2. A method as claimed in claim 1, wherein the fuel compound is a gasoline additive.

3. A method as claimed in claim 1, wherein the hexose sugar is reacted to form an alkali metal valerate, wherein the decarboxlation of the alkali metal valerate produces radicals that react to form octane.

4. A method as claimed in claim 1, wherein the hexose sugar is reacted to form an alkali metal levulinate, wherein the decarboxlation of the alkali metal levulinate produces radicals that react to form 2,7-octadione.

5. A method as claimed in claim 1, wherein the hexose sugar is reacted to form an alkali metal 5-hydroxy pentanoate, wherein the decarboxlation of the alkali metal 5-hydroxy pentanoate produces radicals that react to form 1,8-hydroxy octane.

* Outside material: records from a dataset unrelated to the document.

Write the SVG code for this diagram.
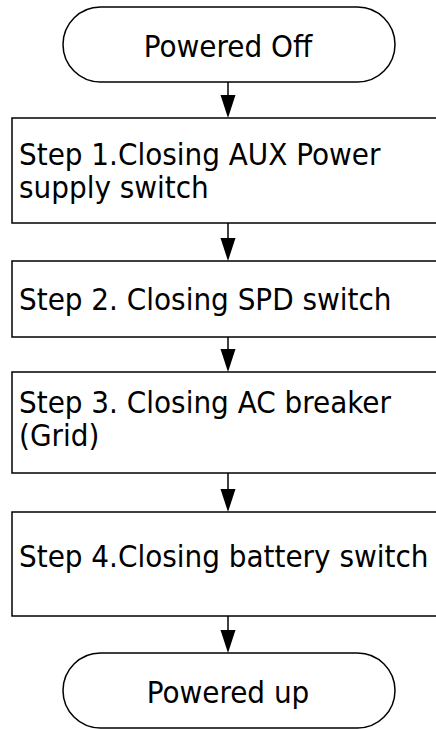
<svg xmlns="http://www.w3.org/2000/svg" width="436" height="729" viewBox="0 0 436 729">
<style>
.shape{fill:#fff;stroke:#000;stroke-width:1.5}
.t{font-family:"DejaVu Sans Condensed","DejaVu Sans",Verdana,sans-serif;font-stretch:condensed;font-size:31px;fill:#000}
.c{text-anchor:middle}
.conn{stroke:#000;stroke-width:1.5;fill:none}
.head{fill:#000;stroke:none}
</style>
<rect width="436" height="729" fill="#fff"/>
<g id="powered-off">
<rect class="shape" x="63" y="7" width="332" height="75" rx="37.5" ry="37.5"/>
<text class="t c" x="228" y="57">Powered Off</text>
</g>
<g id="step1">
<rect class="shape" x="12" y="118" width="433" height="105"/>
<text class="t" x="19" y="165">Step 1.Closing AUX Power</text>
<text class="t" x="19" y="198">supply switch</text>
</g>
<g id="step2">
<rect class="shape" x="12" y="261" width="433" height="76"/>
<text class="t" x="19" y="310">Step 2. Closing SPD switch</text>
</g>
<g id="step3">
<rect class="shape" x="12" y="372" width="433" height="101"/>
<text class="t" x="19" y="413">Step 3. Closing AC breaker</text>
<text class="t" x="19" y="446">(Grid)</text>
</g>
<g id="step4">
<rect class="shape" x="12" y="512" width="433" height="104"/>
<text class="t" x="19" y="567">Step 4.Closing battery switch</text>
</g>
<g id="powered-up">
<rect class="shape" x="63" y="653" width="332" height="75" rx="37.5" ry="37.5"/>
<text class="t c" x="228" y="703">Powered up</text>
</g>
<g id="connectors">
<line class="conn" x1="228" y1="82" x2="228" y2="96"/>
<polygon class="head" points="220.5,95 235.5,95 228,118"/>
<line class="conn" x1="228" y1="223" x2="228" y2="239"/>
<polygon class="head" points="220.5,238 235.5,238 228,261"/>
<line class="conn" x1="228" y1="337" x2="228" y2="350"/>
<polygon class="head" points="220.5,349 235.5,349 228,372"/>
<line class="conn" x1="228" y1="473" x2="228" y2="490"/>
<polygon class="head" points="220.5,489 235.5,489 228,512"/>
<line class="conn" x1="228" y1="616" x2="228" y2="631"/>
<polygon class="head" points="220.5,630 235.5,630 228,653"/>
</g>
</svg>
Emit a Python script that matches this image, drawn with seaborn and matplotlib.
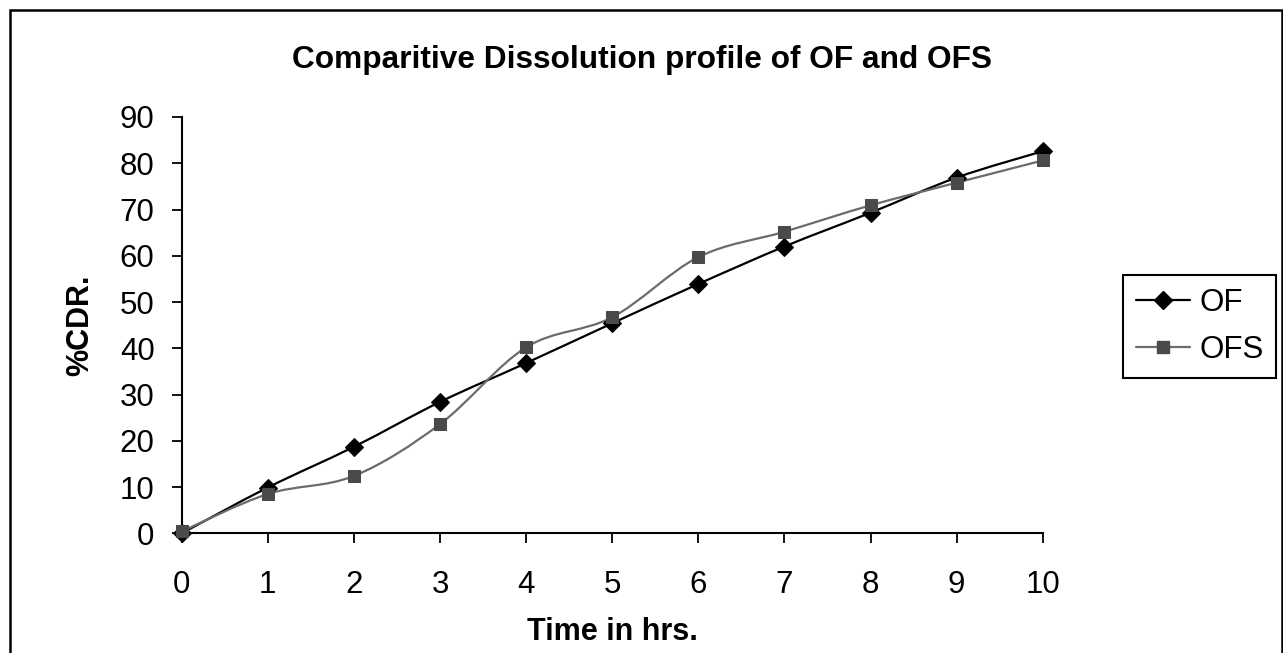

6. A method as claimed in claim 1, wherein the hexose sugar is reacted to form an alkali metal 5-alkoxy pentanoate, wherein the decarboxlation of the alkali metal 5-alkoxy pentanoate produces radicals that react to form 1,8-dialkoxy octane.

7. A method as claimed in claim 1, wherein the decarboxylation occurs in an electrolytic cell, wherein the electrolytic cell comprises an anolyte compartment that houses the anolyte, a catholyte compartment that houses a catholyte, and an alkali ion conducting membrane that separates the anolyte compartment from the catholyte compartment.

8. A method as in claim 7, wherein the alkali ion conducting membrane is a NaSICON membrane.

9. A method as claimed in claim 1, further comprising the steps of:

obtaining a quantity of biomass;

converting the biomass into a carbohydrate; and

converting the carbohydrate into the hexose sugar.